Although pop sensation Lorde talks frequently about how she’s not into fashion, she has managed to carve out a signature style almost as easily recognizable as her unique voice. From dark lipstick to conservative ensembles that don’t rely on skin for shock value, Lorde’s style influence can be seen on the likes of music aficionados as well as fashionistas. I recently had the pleasure of going to two Lorde concerts and was wowed by both her music and style.
Lorde’s first show in Berkeley was on a hot, Indian summer night. She entered the stage wearing a royal blue two-piece suit over a black crop top, but halfway into her first song she shed the blazer. She was obviously warm under the stage lights and the warm late summer air, and I wondered if hair as full as hers is ever comfortable under all those bright, hot lights.
The classical architecture of the open-air UC Berkeley Greek Theatre, where both of the Lorde concerts took place, lent a magical feeling to the shows. The openness of the sky juxtaposed beautifully with the packed amphitheater. “You guys are so close. You feel like a wall of people,” Lorde exclaimed joyfully.

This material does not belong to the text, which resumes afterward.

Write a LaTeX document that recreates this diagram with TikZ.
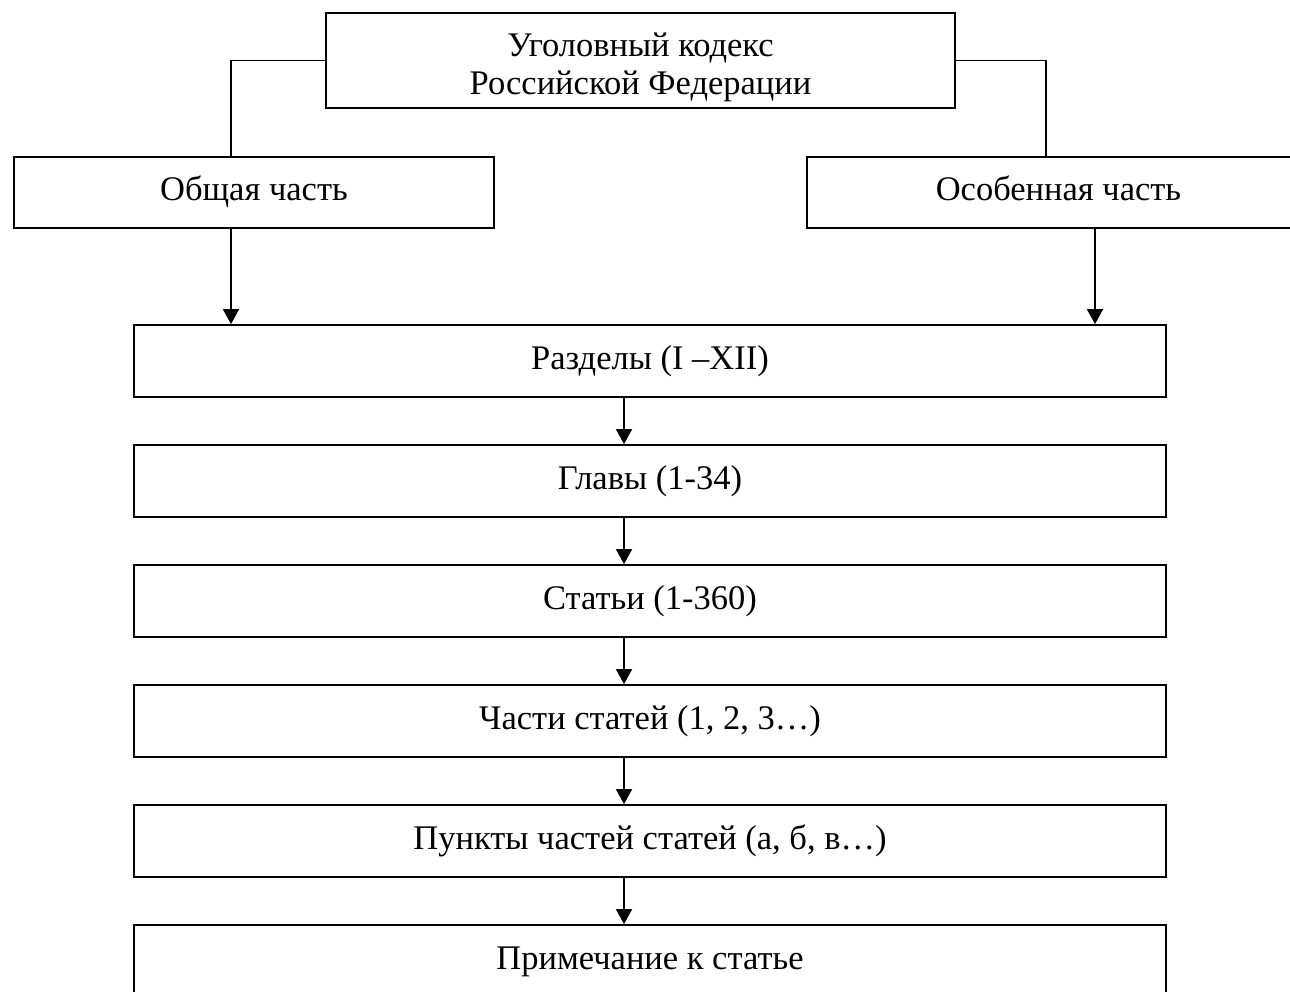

As one might expect, the audience was full of millennial kids, swaying rhythmically to the music as their middle-aged parents looked on from a safe distance. Though they’re young, the millennials obviously have great taste in music. A Lorde song is a poem: a magical beat, uplifted by resounding words that get stuck in your head (but in a good way).
Teenage pop singers tend to settle for meaningless lyrics about love or drugs, not thinking about the art of music or even the fan base. Lorde’s music is composed of exciting, unconventional associations of the everyday mundane; and by mundane, I mean high school and suburbia. It’s a personal narrative including abstract and concrete nouns.
Her lyrics are made up of real life events juxtaposed with poetry elements, which had everyone doubting her age.
On the verge of turning 18, Lorde has won a Grammy and toured the world. That’s enough for doubts, but there is a resonance in my teenage years and hers. The songs she composes speak to my seventeen year old self, and for that, there is no doubt about her age. She talks it raw and live. The beauty of her language is not only understood by teenagers, but also praised by big stars like David Bowie.
Every song was a different world. She communicated her rebellious attitude with her crimson lips and her perpetually whirling hair.
Lorde played with the audiences’ feeling like my high school boyfriend did. From the melancholic “Still Sane,” to the mockery in “Royals” (she wore a tacky red ensemble and her set had a circus-like feel), Lorde kept the crowd captivated. Then came the rock-indulged “Biting Down” song, which, as recounted by Lorde herself, is about “moments of intensity that make you understand something greater, whether that be intensive pain or shock.” The tune had the audience swaying their heads to the beat of the drums.
For us, the post-teens, her concert was a melancholy wave, taking us back to our young hearts. For the hundreds of thirteen year olds dancing to her inspiring beats, it was more like an epiphany. Finally there is a song in the radio talking about what they want to hear. Not love, not break-ups, and definitely not a drug anthem. “I’ll tell you guys a little secret,” Lorde started. “I’ve never performed this song live before. Let’s see how you guys like it.”
It took those two sentences from her plum-tinted lips for the audience to go wild, and her voice followed. She started singing “Yellow Flicker Beat” from the new Hunger Games: Mockingjay Part 1 movie soundtrack, for the first time, in “beautiful Berkeley” as she called it herself. In an instant, thousands of smartphones were lifted, hovering all around us, capturing the fleeting moment.